Jun 28, 2005 12:08
dear journal,
what to do?
i always end up talking about serious stuff at the wrong time.. mostly before bedtime with mark.
lately, i have been concerned if this was the right move to move up to illinois hoping to get a job - which hasn't happened yet.
my questions and answers..
me: can you give me a 100% sure answer that you will move to florida in one and a half years from now? i don't want to stay any longer.
mark: i will try.. that's all i can promise you
me: i need a 100% sure answer because you are making me nervous with that answer.
mark: all i can say is "i will try" because i don't know if i will be ready
me: what if i don't have a job by next year? what will we do? i want to move back if that happens
mark: i don't know..we will talk about it in the future. i want to go to sleep.
me: what will you do if i move without you?
mark: i'm not ready to move down there.. you need to think about what you need.
i don't know what to do anymore....
i'm scared... and confused... and nervous...
IF i move back home:
i would be living with my mom because i have no job and no money.. oh and no transportation.
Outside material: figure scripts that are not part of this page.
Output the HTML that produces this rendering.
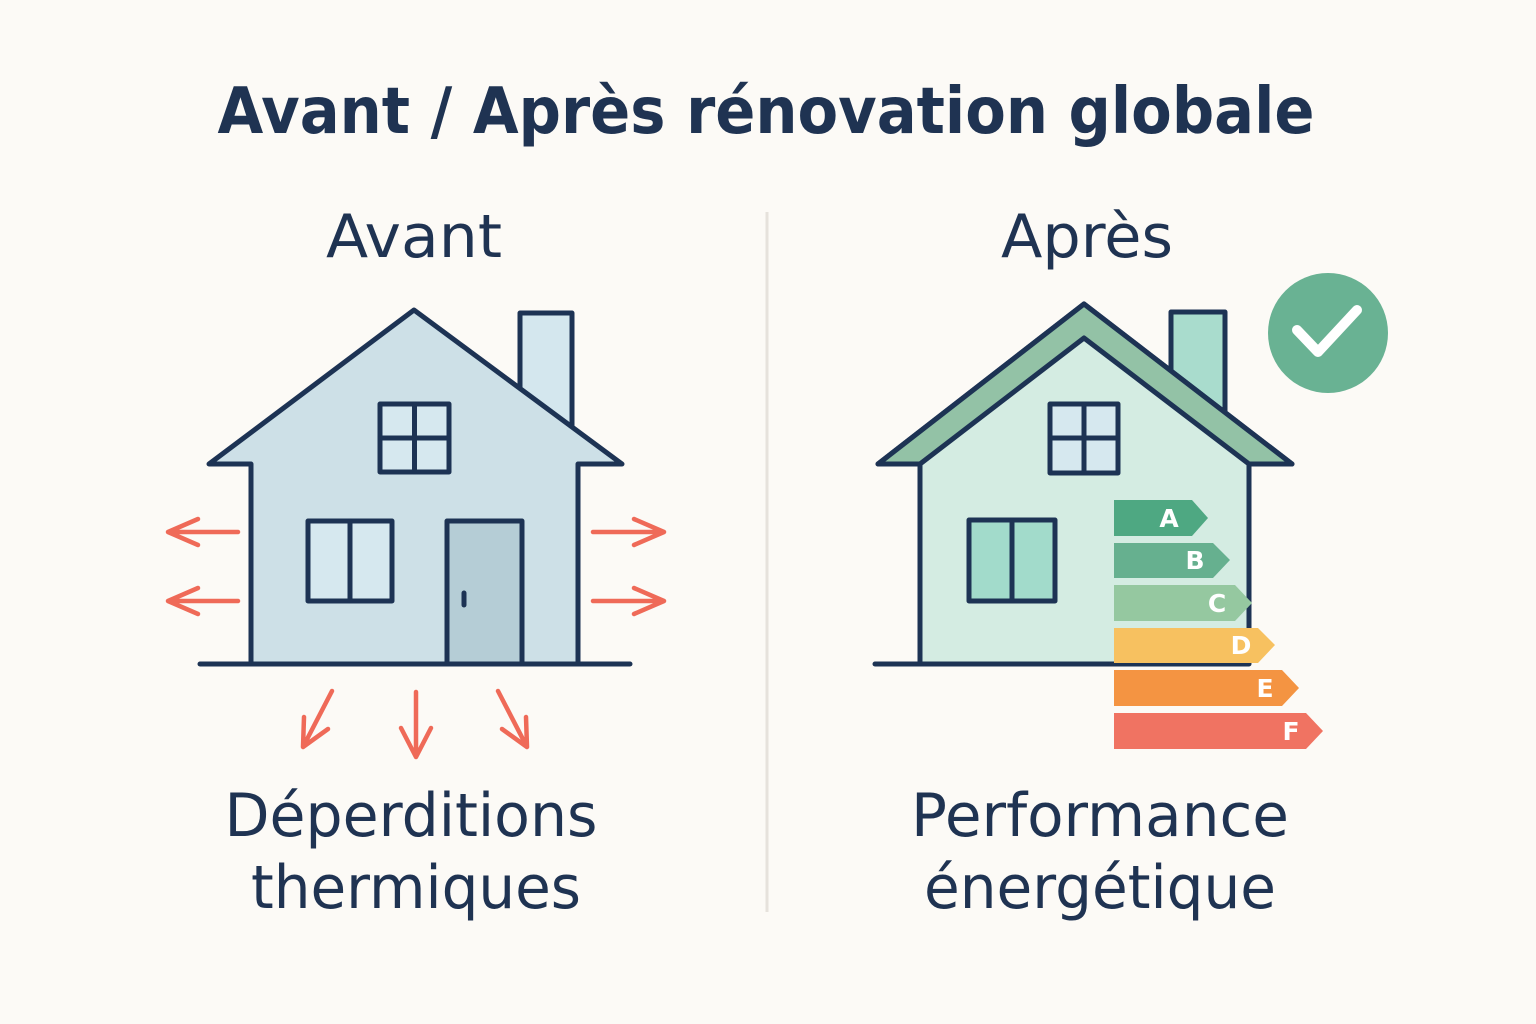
<!DOCTYPE html>
<html><head><meta charset="utf-8"><style>
html,body{margin:0;padding:0;background:#fcfaf6;}
svg{display:block}
text{font-family:"DejaVu Sans","Liberation Sans",sans-serif;fill:#1f3352;text-anchor:middle}
</style></head><body>
<svg width="1536" height="1024" viewBox="0 0 1536 1024">
<rect width="1536" height="1024" fill="#fcfaf6"/>
<text x="766" y="133" font-size="64" font-weight="bold" textLength="1097" lengthAdjust="spacingAndGlyphs">Avant / Après rénovation globale</text>
<text x="414" y="257" font-size="60" textLength="176" lengthAdjust="spacingAndGlyphs">Avant</text>
<text x="1087" y="257" font-size="60" textLength="172" lengthAdjust="spacingAndGlyphs">Après</text>
<line x1="767" y1="212" x2="767" y2="912" stroke="#e6e2dc" stroke-width="3"/>
<text x="411" y="836" font-size="60" textLength="373" lengthAdjust="spacingAndGlyphs">Déperditions</text>
<text x="416" y="908" font-size="60" textLength="330" lengthAdjust="spacingAndGlyphs">thermiques</text>
<text x="1100" y="836" font-size="60" textLength="378" lengthAdjust="spacingAndGlyphs">Performance</text>
<text x="1100" y="908" font-size="60" textLength="352" lengthAdjust="spacingAndGlyphs">énergétique</text>

<g stroke="#1d3354" stroke-width="5" stroke-linejoin="round" stroke-linecap="round">
<rect x="520" y="313" width="52" height="120" fill="#d4e7ee"/>
<path d="M251 664 V464 H209 L414 310 L622 464 H578 V664 Z" fill="#cde0e7"/>
<line x1="200" y1="664" x2="630" y2="664"/>
<rect x="380" y="404" width="69" height="68" fill="#d6e8ef"/>
<line x1="414.5" y1="404" x2="414.5" y2="472"/><line x1="380" y1="438" x2="449" y2="438"/>
<rect x="308" y="521" width="84" height="80" fill="#d6e8ef"/>
<line x1="350" y1="521" x2="350" y2="601"/>
<rect x="447" y="521" width="75" height="143" fill="#b5cdd6"/>
<line x1="464" y1="593" x2="464" y2="605"/>
</g>
<g stroke="#ef6a58" stroke-width="4.5" fill="none" stroke-linecap="round" stroke-linejoin="round">
<path d="M238 532 H168 M198 519 L168 532 L198 545"/>
<path d="M238 601 H168 M198 588 L168 601 L198 614"/>
<path d="M593 532 H664 M634 519 L664 532 L634 545"/>
<path d="M593 601 H664 M634 588 L664 601 L634 614"/>
<path d="M332 691 L303 747 M304 717 L303 747 L328 729"/>
<path d="M416 692 V757 M401 728 L416 757 L431 728"/>
<path d="M498 691 L527 747 M526 717 L527 747 L502 729"/>
</g>

<g stroke="#1d3354" stroke-width="5" stroke-linejoin="round" stroke-linecap="round">
<rect x="1171" y="312" width="54" height="110" fill="#a9dccd"/>
<path d="M920 664 V464 H878 L1084 304 L1292 464 H1249 V664 Z" fill="#d4ece2"/>
<path d="M878 464 L1084 304 L1292 464 H1249 L1084 338 L920 464 Z" fill="#93c2a6"/>
<line x1="875" y1="664" x2="1106" y2="664"/>
<rect x="1050" y="404" width="68" height="69" fill="#d6e8ef"/>
<line x1="1084" y1="404" x2="1084" y2="473"/><line x1="1050" y1="438" x2="1118" y2="438"/>
<rect x="969" y="520" width="86" height="81" fill="#a2dbcb"/>
<line x1="1012" y1="520" x2="1012" y2="601"/>
</g>
<g font-weight="bold" font-size="25">
<path d="M1114 500 H1192 L1208 518 L1192 536 H1114 Z" fill="#4ea882"/>
<text x="1169" y="527" style="fill:#fff">A</text>
<path d="M1114 543 H1213 L1230 560 L1213 578 H1114 Z" fill="#66b08f"/>
<text x="1195" y="569" style="fill:#fff">B</text>
<path d="M1114 585 H1235 L1252 603 L1235 621 H1114 Z" fill="#95c8a0"/>
<text x="1217" y="612" style="fill:#fff">C</text>
<path d="M1114 628 H1258 L1275 645 L1258 663 H1114 Z" fill="#f7c160"/>
<text x="1241" y="654" style="fill:#fff">D</text>
<path d="M1114 670 H1282 L1299 688 L1282 706 H1114 Z" fill="#f49442"/>
<text x="1265" y="697" style="fill:#fff">E</text>
<path d="M1114 713 H1306 L1323 731 L1306 749 H1114 Z" fill="#f07362"/>
<text x="1291" y="740" style="fill:#fff">F</text>
</g>
<circle cx="1328" cy="333" r="60" fill="#69b293"/>
<path d="M1297 330 L1318 352 L1357 310" stroke="#fff" stroke-width="10" fill="none" stroke-linecap="round" stroke-linejoin="round"/>
</svg>
</body></html>
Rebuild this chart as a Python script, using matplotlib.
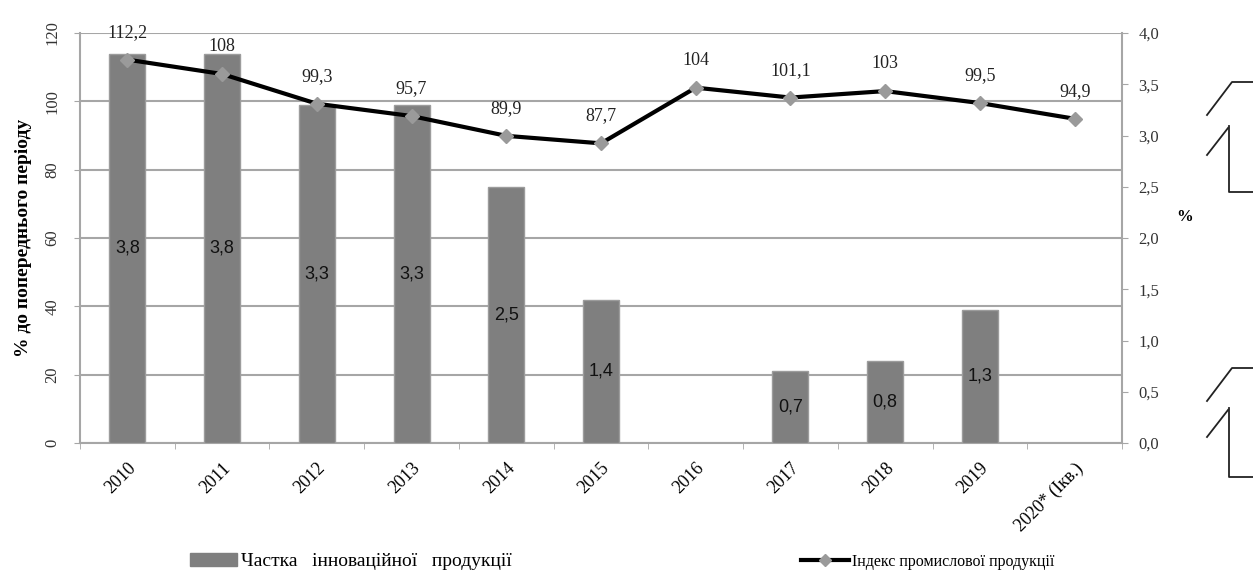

i have no idea how i will bring all my stuff home. it took two trips to bring what i had up here.
i will miss mark a lot. i don't want to lose him.
i also need to get my life in order.. ugh
IF i stay...
i will have to continue looking for a job.
always worry what if this was a mistake.. what if he doesn't move to florida with me.. and i just wasted my life up here..
but what if he does move.. I DON'T KNOW!!!!!!!!!!